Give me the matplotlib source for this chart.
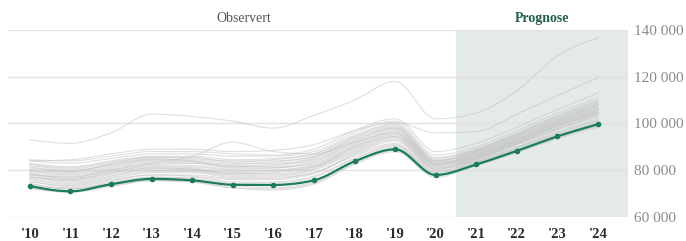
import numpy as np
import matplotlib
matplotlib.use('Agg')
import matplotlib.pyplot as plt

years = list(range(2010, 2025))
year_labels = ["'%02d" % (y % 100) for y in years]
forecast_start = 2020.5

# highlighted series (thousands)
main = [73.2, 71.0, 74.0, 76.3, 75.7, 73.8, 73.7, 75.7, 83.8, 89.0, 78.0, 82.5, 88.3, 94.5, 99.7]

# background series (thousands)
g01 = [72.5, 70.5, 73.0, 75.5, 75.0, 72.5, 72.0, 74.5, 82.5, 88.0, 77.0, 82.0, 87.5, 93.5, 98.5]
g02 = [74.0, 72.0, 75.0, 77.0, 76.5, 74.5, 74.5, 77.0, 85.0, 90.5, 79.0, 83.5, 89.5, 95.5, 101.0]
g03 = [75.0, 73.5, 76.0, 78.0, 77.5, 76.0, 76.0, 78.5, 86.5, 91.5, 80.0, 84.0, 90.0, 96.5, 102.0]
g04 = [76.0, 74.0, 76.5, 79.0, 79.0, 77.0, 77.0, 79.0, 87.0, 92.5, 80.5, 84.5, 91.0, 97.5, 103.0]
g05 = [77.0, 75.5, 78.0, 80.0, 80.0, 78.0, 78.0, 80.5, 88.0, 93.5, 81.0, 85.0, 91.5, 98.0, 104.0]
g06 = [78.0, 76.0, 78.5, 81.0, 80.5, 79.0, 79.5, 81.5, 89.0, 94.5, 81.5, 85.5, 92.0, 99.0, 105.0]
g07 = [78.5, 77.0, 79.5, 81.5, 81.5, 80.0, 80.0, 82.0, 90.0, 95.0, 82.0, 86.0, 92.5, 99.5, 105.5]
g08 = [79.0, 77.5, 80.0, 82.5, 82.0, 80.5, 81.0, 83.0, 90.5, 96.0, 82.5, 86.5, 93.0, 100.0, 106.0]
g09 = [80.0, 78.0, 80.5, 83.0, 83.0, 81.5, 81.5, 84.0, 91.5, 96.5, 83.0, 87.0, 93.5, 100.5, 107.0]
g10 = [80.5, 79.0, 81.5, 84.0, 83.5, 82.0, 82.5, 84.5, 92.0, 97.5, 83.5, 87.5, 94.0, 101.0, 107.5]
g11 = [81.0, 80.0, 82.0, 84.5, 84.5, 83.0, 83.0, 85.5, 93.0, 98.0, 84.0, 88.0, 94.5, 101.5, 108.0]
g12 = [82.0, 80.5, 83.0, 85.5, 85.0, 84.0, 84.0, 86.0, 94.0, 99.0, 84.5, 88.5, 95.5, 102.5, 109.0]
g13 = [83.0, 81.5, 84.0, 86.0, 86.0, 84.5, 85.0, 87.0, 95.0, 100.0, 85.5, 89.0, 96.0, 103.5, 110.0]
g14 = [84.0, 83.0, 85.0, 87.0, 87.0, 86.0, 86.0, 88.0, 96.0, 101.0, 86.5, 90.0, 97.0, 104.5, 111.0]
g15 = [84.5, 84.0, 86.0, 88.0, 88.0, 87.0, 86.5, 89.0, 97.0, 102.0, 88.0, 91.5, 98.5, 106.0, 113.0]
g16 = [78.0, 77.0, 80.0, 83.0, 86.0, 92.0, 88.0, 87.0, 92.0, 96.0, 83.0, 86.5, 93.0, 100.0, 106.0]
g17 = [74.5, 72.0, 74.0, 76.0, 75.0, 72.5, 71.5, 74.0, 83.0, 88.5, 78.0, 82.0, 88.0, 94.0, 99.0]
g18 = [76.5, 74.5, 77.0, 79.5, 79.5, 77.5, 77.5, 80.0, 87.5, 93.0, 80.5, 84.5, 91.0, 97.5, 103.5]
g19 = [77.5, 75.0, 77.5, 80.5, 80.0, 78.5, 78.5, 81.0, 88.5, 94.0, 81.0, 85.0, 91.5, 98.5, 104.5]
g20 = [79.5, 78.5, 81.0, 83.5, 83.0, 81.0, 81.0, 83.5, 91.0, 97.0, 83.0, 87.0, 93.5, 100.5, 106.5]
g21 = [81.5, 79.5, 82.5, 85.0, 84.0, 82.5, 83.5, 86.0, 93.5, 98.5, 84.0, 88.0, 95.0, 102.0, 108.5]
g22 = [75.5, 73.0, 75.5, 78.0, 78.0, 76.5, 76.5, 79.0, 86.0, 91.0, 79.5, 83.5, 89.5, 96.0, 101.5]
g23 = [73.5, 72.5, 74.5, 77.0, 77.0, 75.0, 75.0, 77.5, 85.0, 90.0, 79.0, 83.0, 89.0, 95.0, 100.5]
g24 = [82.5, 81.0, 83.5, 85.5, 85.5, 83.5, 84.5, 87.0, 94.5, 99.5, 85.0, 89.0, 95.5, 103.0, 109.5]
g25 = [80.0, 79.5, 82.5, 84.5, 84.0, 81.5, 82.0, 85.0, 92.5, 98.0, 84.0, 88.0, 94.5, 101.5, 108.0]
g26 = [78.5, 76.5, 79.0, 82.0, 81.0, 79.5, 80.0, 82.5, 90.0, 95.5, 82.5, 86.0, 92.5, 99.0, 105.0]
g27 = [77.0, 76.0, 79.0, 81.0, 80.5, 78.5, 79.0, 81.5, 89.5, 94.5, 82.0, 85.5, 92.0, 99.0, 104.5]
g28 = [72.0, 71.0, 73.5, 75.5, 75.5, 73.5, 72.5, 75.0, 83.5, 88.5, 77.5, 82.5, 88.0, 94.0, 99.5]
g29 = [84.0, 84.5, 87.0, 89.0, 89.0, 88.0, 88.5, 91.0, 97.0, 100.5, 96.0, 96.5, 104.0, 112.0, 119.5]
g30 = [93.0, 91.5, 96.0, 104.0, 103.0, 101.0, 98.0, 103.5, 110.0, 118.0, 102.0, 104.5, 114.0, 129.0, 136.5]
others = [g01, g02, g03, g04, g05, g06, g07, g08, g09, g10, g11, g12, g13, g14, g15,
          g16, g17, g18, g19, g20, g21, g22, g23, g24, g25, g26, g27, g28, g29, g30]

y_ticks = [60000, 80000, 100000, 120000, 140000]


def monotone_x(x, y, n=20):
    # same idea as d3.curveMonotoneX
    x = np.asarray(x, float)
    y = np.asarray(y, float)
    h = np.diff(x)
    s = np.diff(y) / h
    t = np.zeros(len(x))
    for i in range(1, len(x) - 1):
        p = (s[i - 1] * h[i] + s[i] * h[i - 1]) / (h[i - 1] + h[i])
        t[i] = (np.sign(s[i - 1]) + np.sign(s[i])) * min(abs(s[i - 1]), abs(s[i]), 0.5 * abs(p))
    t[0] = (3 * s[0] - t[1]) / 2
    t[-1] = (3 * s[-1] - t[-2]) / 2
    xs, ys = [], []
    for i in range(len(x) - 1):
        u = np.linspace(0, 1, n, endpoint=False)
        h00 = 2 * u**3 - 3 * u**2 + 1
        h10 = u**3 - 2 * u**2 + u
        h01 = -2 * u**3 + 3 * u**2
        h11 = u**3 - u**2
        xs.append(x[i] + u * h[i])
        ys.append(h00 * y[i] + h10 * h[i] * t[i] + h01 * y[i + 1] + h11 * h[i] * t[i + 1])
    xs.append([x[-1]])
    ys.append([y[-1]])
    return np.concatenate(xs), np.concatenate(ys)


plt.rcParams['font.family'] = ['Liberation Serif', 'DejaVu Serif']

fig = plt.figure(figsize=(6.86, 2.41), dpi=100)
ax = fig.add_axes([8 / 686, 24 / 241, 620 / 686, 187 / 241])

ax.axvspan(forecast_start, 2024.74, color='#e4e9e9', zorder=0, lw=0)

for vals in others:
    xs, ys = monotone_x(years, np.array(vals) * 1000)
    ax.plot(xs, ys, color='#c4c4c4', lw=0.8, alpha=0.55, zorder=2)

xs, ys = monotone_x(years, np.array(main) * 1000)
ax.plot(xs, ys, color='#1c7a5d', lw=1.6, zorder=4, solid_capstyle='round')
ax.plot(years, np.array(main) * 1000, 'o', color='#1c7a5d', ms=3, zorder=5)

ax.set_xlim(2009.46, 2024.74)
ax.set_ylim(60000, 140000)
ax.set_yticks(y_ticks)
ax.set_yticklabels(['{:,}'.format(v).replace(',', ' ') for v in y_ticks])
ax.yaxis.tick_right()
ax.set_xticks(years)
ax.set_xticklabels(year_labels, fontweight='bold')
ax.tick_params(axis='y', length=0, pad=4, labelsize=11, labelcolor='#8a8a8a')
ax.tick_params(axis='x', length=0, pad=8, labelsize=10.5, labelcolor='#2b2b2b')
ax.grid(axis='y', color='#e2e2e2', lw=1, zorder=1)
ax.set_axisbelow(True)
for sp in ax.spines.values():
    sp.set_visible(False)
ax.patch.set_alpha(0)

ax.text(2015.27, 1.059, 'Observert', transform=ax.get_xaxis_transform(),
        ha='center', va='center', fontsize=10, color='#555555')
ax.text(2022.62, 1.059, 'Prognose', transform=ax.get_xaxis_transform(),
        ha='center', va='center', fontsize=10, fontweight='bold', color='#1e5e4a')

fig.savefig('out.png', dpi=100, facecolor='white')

________

-- Problem statement --
Exactly as written, please give again the lines from the beginning of the listing through the line containing "88.3, 94.5, 99.7]", inclusive, without any pictures.

-- Written answer --
Give me the matplotlib source for this chart.
import numpy as np
import matplotlib
matplotlib.use('Agg')
import matplotlib.pyplot as plt

years = list(range(2010, 2025))
year_labels = ["'%02d" % (y % 100) for y in years]
forecast_start = 2020.5

# highlighted series (thousands)
main = [73.2, 71.0, 74.0, 76.3, 75.7, 73.8, 73.7, 75.7, 83.8, 89.0, 78.0, 82.5, 88.3, 94.5, 99.7]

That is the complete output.